» **Entries provided**:
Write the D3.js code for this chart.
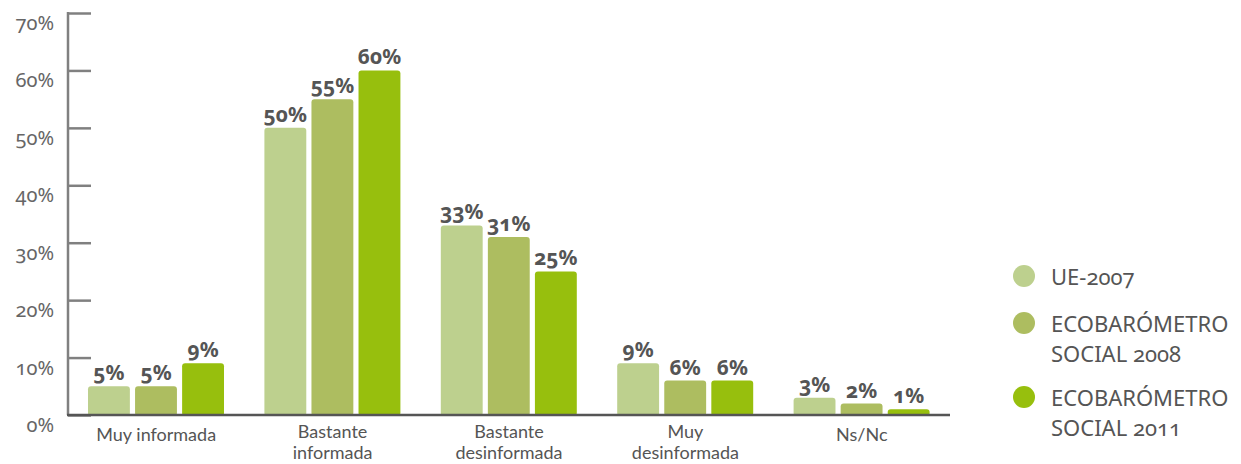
<!DOCTYPE html>
<html><head><meta charset="utf-8">
<script src="https://cdn.jsdelivr.net/npm/d3@7"></script>
<style>
html,body{margin:0;padding:0;background:#fff;}
svg text{font-family:"Noto Sans","Open Sans",sans-serif;font-variant-numeric:oldstyle-nums;font-feature-settings:"onum" 1;}
svg text.xl{font-family:Lato,"Noto Sans",sans-serif;}
</style></head>
<body><svg id="c" width="1241" height="464"></svg>
<script>
const categories = [["Muy informada"],["Bastante","informada"],["Bastante","desinformada"],["Muy","desinformada"],["Ns/Nc"]];
const seriesNames = [["UE-2007"],["ECOBARÓMETRO","SOCIAL 2008"],["ECOBARÓMETRO","SOCIAL 2011"]];
const ue2007 = [5,50,33,9,3];
const eco2008 = [5,55,31,6,2];
const eco2011 = [9,60,25,6,1];
const yTicks = [0,10,20,30,40,50,60,70];
const colors = ["#bdd08e","#adbd60","#97bf0d"];
const series = [ue2007, eco2008, eco2011];

const svg = d3.select("#c");
const x0 = d3.scaleBand().domain(d3.range(categories.length)).range([68,950]).paddingInner(0).paddingOuter(0);
const x1 = d3.scaleBand().domain(d3.range(series.length)).range([20,156]).paddingInner(0.11).paddingOuter(0);
const y = d3.scaleLinear().domain([0,70]).range([415,13]);

// y axis
const yAxis = d3.axisRight(y).tickValues(yTicks).tickSize(23).tickFormat("");
const gy = svg.append("g").attr("transform","translate(68,0)").call(yAxis);
gy.select(".domain").attr("stroke","#808080").attr("stroke-width",2.5).attr("d","M0,12V415");
gy.selectAll(".tick line").attr("stroke","#808080").attr("stroke-width",2.5);
svg.append("g").selectAll("text").data(yTicks).join("text")
  .attr("x",54).attr("y",d=>y(d)+17).attr("text-anchor","end")
  .attr("fill","#666").attr("font-size",20).text(d=>d+"%");

// bars
const groups = svg.append("g").selectAll("g").data(categories).join("g")
  .attr("transform",(d,i)=>`translate(${x0(i)},0)`);
groups.each(function(cat,i){
  const g = d3.select(this);
  series.forEach((s,j)=>{
    g.append("rect").attr("x",x1(j)).attr("width",x1.bandwidth())
      .attr("y",y(s[i])).attr("height",y(0)-y(s[i])+1)
      .attr("rx",3).attr("fill",colors[j]);
    g.append("text").attr("x",x1(j)+x1.bandwidth()/2).attr("y",y(s[i])-6)
      .attr("text-anchor","middle").attr("font-size",21).attr("font-weight","bold")
      .attr("fill","#555").text(s[i]+"%");
  });
  const t = g.append("text").attr("class","xl").attr("text-anchor","middle").attr("fill","#555").attr("font-size",18);
  const y0 = cat.length > 1 ? 438 : 441;
  cat.forEach((line,k)=>{
    t.append("tspan").attr("x",x0.bandwidth()/2).attr("y",y0+k*21).text(line);
  });
});

// baseline
svg.append("line").attr("x1",67).attr("x2",950).attr("y1",415).attr("y2",415)
  .attr("stroke","#555").attr("stroke-width",2.5);

// legend
const legY = [276,323,397];
seriesNames.forEach((lines,j)=>{
  svg.append("circle").attr("cx",1024).attr("cy",legY[j]).attr("r",11).attr("fill",colors[j]);
  const t = svg.append("text").attr("fill","#555").attr("font-size",22);
  lines.forEach((l,k)=>t.append("tspan").attr("x",1051).attr("y",legY[j]+9+k*30).text(l));
});
</script></body></html>
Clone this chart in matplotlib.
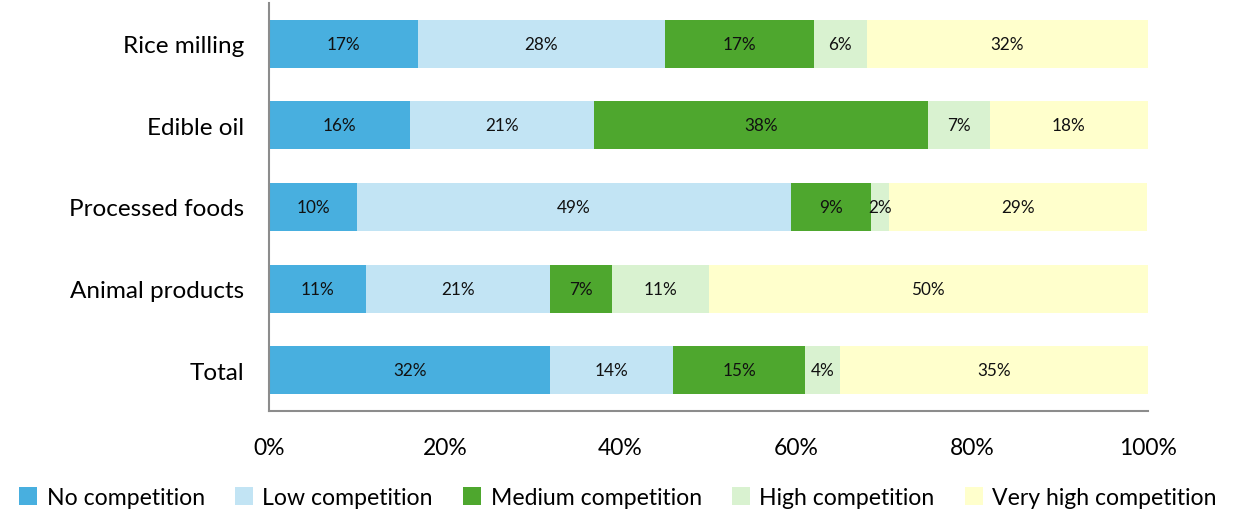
import matplotlib
matplotlib.use("Agg")
import matplotlib.pyplot as plt
from matplotlib.patches import Patch

plt.rcParams['font.family'] = ['Lato', 'DejaVu Sans']

categories = ["Rice milling", "Edible oil", "Processed foods", "Animal products", "Total"]
series_names = ["No competition", "Low competition", "Medium competition",
                "High competition", "Very high competition"]
no_comp = [17, 16, 10, 11, 32]
low_comp = [28, 21, 49.4, 21, 14]
medium_comp = [17, 38, 9.1, 7, 15]
high_comp = [6, 7, 2, 11, 4]
very_high_comp = [32, 18, 29.4, 50, 35]
x_ticks = [0, 20, 40, 60, 80, 100]

colors = ["#48AFDF", "#C2E4F4", "#4EA72E", "#D9F2D0", "#FFFFCC"]
series = [no_comp, low_comp, medium_comp, high_comp, very_high_comp]

fig = plt.figure(figsize=(12.37, 5.10), dpi=100)
ax = fig.add_axes([269 / 1237, 1 - 412 / 510, (1148 - 269) / 1237, 408 / 510])

ypos = list(range(len(categories)))
left = [0.0] * len(categories)
for vals, col in zip(series, colors):
    bars = ax.barh(ypos, vals, left=left, height=0.59, color=col, edgecolor='none')
    for b, v, l in zip(bars, vals, left):
        ax.text(l + v / 2, b.get_y() + b.get_height() / 2, f"{v:.0f}%",
                ha='center', va='center', fontsize=12.3, color='#111111')
    left = [l + v for l, v in zip(left, vals)]

ax.set_ylim(len(categories) - 0.5, -0.5)
ax.set_xlim(0, 100)
ax.set_yticks(ypos)
ax.set_yticklabels(categories, fontsize=17.5)
ax.set_xticks(x_ticks)
ax.set_xticklabels([f"{t}%" for t in x_ticks], fontsize=16.5)
ax.tick_params(axis='both', length=0)
ax.tick_params(axis='x', pad=19)
ax.tick_params(axis='y', pad=18)
for s in ['top', 'right']:
    ax.spines[s].set_visible(False)
for s in ['left', 'bottom']:
    ax.spines[s].set_color('#8C8C8C')
    ax.spines[s].set_linewidth(1.5)

handles = [Patch(facecolor=c, edgecolor='none') for c in colors]
fig.legend(handles, series_names, loc='center', bbox_to_anchor=(0.4995, 0.023),
           ncol=5, frameon=False, fontsize=16.6, handlelength=0.8, handleheight=0.8,
           handletextpad=0.4, columnspacing=1.3, borderaxespad=0)

fig.savefig("out.png", dpi=100)
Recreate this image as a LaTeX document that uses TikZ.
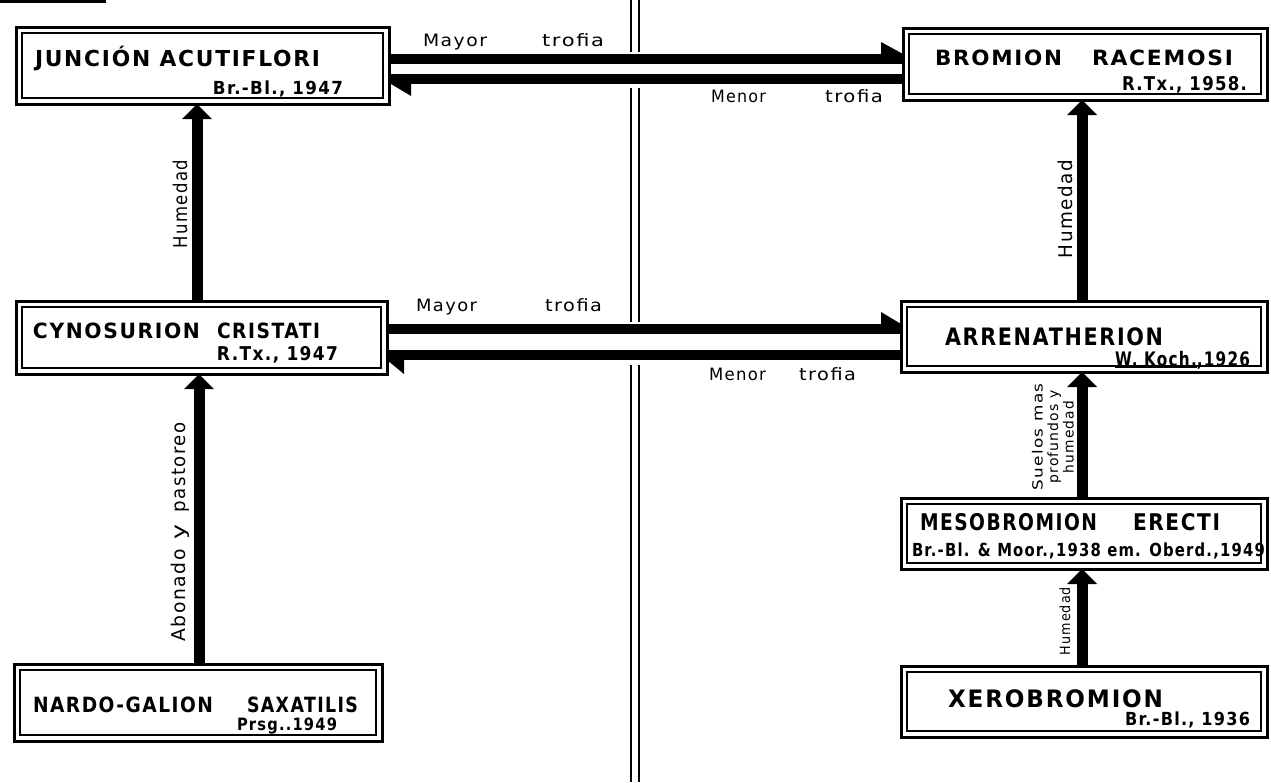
\documentclass[tikz,border=0pt]{standalone}
\usepackage{fontspec}
\setmainfont{DejaVu Sans}[LetterSpace=8]
\usetikzlibrary{arrows.meta,calc}
\newcommand\fw[3]{\resizebox{#1pt}{\height}{\fontsize{#2pt}{#2pt}\selectfont #3}}
\begin{document}
\begin{tikzpicture}[x=1pt,y=-1pt,
  box/.style={draw,line width=3pt,inner sep=0pt,outer sep=0pt},
  varrow/.style={line width=11pt,-{Triangle[length=15pt,width=30pt,line width=0pt]}},
  hbar/.style={line width=10pt},
  txt/.style={inner sep=0pt,outer sep=0pt,font=\bfseries},
  lbl/.style={inner sep=0pt,outer sep=0pt},
  vlbl/.style={inner sep=0pt,outer sep=0pt,rotate=90,anchor=base}]
\fill[white] (0,0) rectangle (1271,782);
\useasboundingbox (0,0) rectangle (1271,782);
% short bar top-left
\fill (0,0) rectangle (106,3);
% boxes
\node[box,minimum width=373pt,minimum height=77pt] (junc) at (202.5,65.5) {};
\node[box,minimum width=364pt,minimum height=72pt] (brom) at (1085,64) {};
\node[box,minimum width=371pt,minimum height=73pt] (cyno) at (201.5,337.5) {};
\node[box,minimum width=366pt,minimum height=71pt] (arre) at (1084,336.5) {};
\node[box,minimum width=366pt,minimum height=71pt] (meso) at (1084,533.5) {};
\node[box,minimum width=366pt,minimum height=71pt] (xero) at (1084,701.5) {};
\node[box,minimum width=368pt,minimum height=77pt] (nardo) at (198,702.5) {};
\foreach \n in {junc,brom,cyno,arre,meso,xero,nardo}
  \draw[line width=1.1pt] ([shift={(6,6)}]\n.north west) rectangle ([shift={(-6,-6)}]\n.south east);
% box texts
\node[txt,anchor=base west] (t1) at (35,66) {\fw{285}{22}{JUNCIÓN ACUTIFLORI}};
\node[txt,anchor=base east] (t1b) at (343,94) {\fw{130}{18}{Br.-Bl., 1947}};
\node[txt,anchor=base west] (t2) at (935,65) {\fw{127}{21}{BROMION}\hspace{30pt}\fw{141}{21}{RACEMOSI}};
\node[txt,anchor=base east] (t2b) at (1247,90) {\fw{125}{19}{R.Tx., 1958.}};
\node[txt,anchor=base west] (t3) at (33,338) {\fw{167}{21}{CYNOSURION}\hspace{17pt}\fw{103}{21}{CRISTATI}};
\node[txt,anchor=base east] (t3b) at (338,360) {\fw{121}{19}{R.Tx., 1947}};
\node[txt,anchor=base west] (t4) at (945,345) {\fw{218}{24}{ARRENATHERION}};
\node[txt,anchor=base east] (t4b) at (1250,366) {\fw{135}{20}{\underline{W. Koch.},1926}};
\node[txt,anchor=base west] (t5) at (920,530) {\fw{177}{23}{MESOBROMION}\hspace{36pt}\fw{87}{23}{ERECTI}};
\node[txt,anchor=base west] (t5b) at (912,556) {\fw{353}{18}{Br.-Bl. \& Moor.,1938 em. Oberd.,1949}};
\node[txt,anchor=base west] (t6) at (948,707) {\fw{215}{24}{XEROBROMION}};
\node[txt,anchor=base east] (t6b) at (1250,725) {\fw{125}{18}{Br.-Bl., 1936}};
\node[txt,anchor=base west] (t7) at (33,712) {\fw{180}{21}{NARDO-GALION}\hspace{34pt}\fw{111}{21}{SAXATILIS}};
\node[txt,anchor=base west] (t7b) at (237,730) {\fw{100}{17}{Prsg..1949}};
% central double line
\foreach \xx in {631,639} {
  \draw[line width=1.8pt] (\xx,0) -- (\xx,52);
  \draw[line width=1.8pt] (\xx,88) -- (\xx,322);
  \draw[line width=1.8pt] (\xx,365) -- (\xx,782);
}
% horizontal connectors
\coordinate (ya) at (0,59);
\coordinate (yb) at (0,79);
\coordinate (yc) at (0,329);
\coordinate (yd) at (0,355);
\draw[hbar] (junc.east |- ya) -- (brom.west |- ya);
\fill ($(brom.west |- ya)+(0,-5)$) -- ++(-22,0) -- ++(0,-12) -- cycle;
\draw[hbar] (brom.west |- yb) -- (junc.east |- yb);
\fill ($(junc.east |- yb)+(2,5)$) -- ++(20,0) -- ++(0,12) -- cycle;
\draw[hbar] (cyno.east |- yc) -- (arre.west |- yc);
\fill ($(arre.west |- yc)+(0,-5)$) -- ++(-20,0) -- ++(0,-12) -- cycle;
\draw[hbar] (arre.west |- yd) -- (cyno.east |- yd);
\fill ($(cyno.east |- yd)+(0,5)$) -- ++(17,0) -- ++(0,14) -- cycle;
% horizontal labels
\node[lbl,anchor=base west] (m1) at (423,46) {\fw{64}{17}{Mayor}\hspace{55pt}\fw{62}{17}{trofia}};
\node[lbl,anchor=base west] (n1) at (711,102) {\fw{55}{17}{Menor}\hspace{59pt}\fw{58}{17}{trofia}};
\node[lbl,anchor=base west] (m2) at (416,311) {\fw{61}{17}{Mayor}\hspace{68pt}\fw{57}{17}{trofia}};
\node[lbl,anchor=base west] (n2) at (709,380) {\fw{57}{17}{Menor}\hspace{33pt}\fw{57}{17}{trofia}};
% vertical connectors
\coordinate (xa) at (199,0);
\coordinate (xb) at (197,0);
\coordinate (xc) at (1082,0);
\draw[varrow] (nardo.north -| xa) -- (cyno.south -| xa);
\draw[varrow] (cyno.north -| xb) -- (junc.south -| xb);
\draw[varrow] (arre.north -| xc) -- (brom.south -| xc);
\draw[varrow] (meso.north -| xc) -- (arre.south -| xc);
\draw[varrow] (xero.north -| xc) -- (meso.south -| xc);
% vertical labels
\node[vlbl] (h1) at (187,204) {\fw{88}{19}{Humedad}};
\node[vlbl] (h2) at (185,532) {\fw{92}{19}{Abonado}\hspace{10pt}\fw{15}{19}{y}\hspace{12pt}\fw{90}{19}{pastoreo}};
\node[vlbl] (h3) at (1072,209) {\fw{98}{19}{Humedad}};
\node[inner sep=0pt,rotate=90,align=center,font=\fontsize{14pt}{15.5pt}\selectfont] (h4) at (1053,437) {\fw{107}{14}{Suelos mas}\\\fw{93}{14}{profundos y}\\\fw{72}{14}{humedad}};
\node[vlbl] (h5) at (1070,621) {\fw{68}{14}{Humedad}};
\end{tikzpicture}
\end{document}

» **Do this**:
Look above for the line containing "Clone this chart in matplotlib.", then write out every line from there down to the line containing "medium_comp, high_comp, very_high_comp]", that line included, with no pictures.

» **Result**:
Clone this chart in matplotlib.
import matplotlib
matplotlib.use("Agg")
import matplotlib.pyplot as plt
from matplotlib.patches import Patch

plt.rcParams['font.family'] = ['Lato', 'DejaVu Sans']

categories = ["Rice milling", "Edible oil", "Processed foods", "Animal products", "Total"]
series_names = ["No competition", "Low competition", "Medium competition",
                "High competition", "Very high competition"]
no_comp = [17, 16, 10, 11, 32]
low_comp = [28, 21, 49.4, 21, 14]
medium_comp = [17, 38, 9.1, 7, 15]
high_comp = [6, 7, 2, 11, 4]
very_high_comp = [32, 18, 29.4, 50, 35]
x_ticks = [0, 20, 40, 60, 80, 100]

colors = ["#48AFDF", "#C2E4F4", "#4EA72E", "#D9F2D0", "#FFFFCC"]
series = [no_comp, low_comp, medium_comp, high_comp, very_high_comp]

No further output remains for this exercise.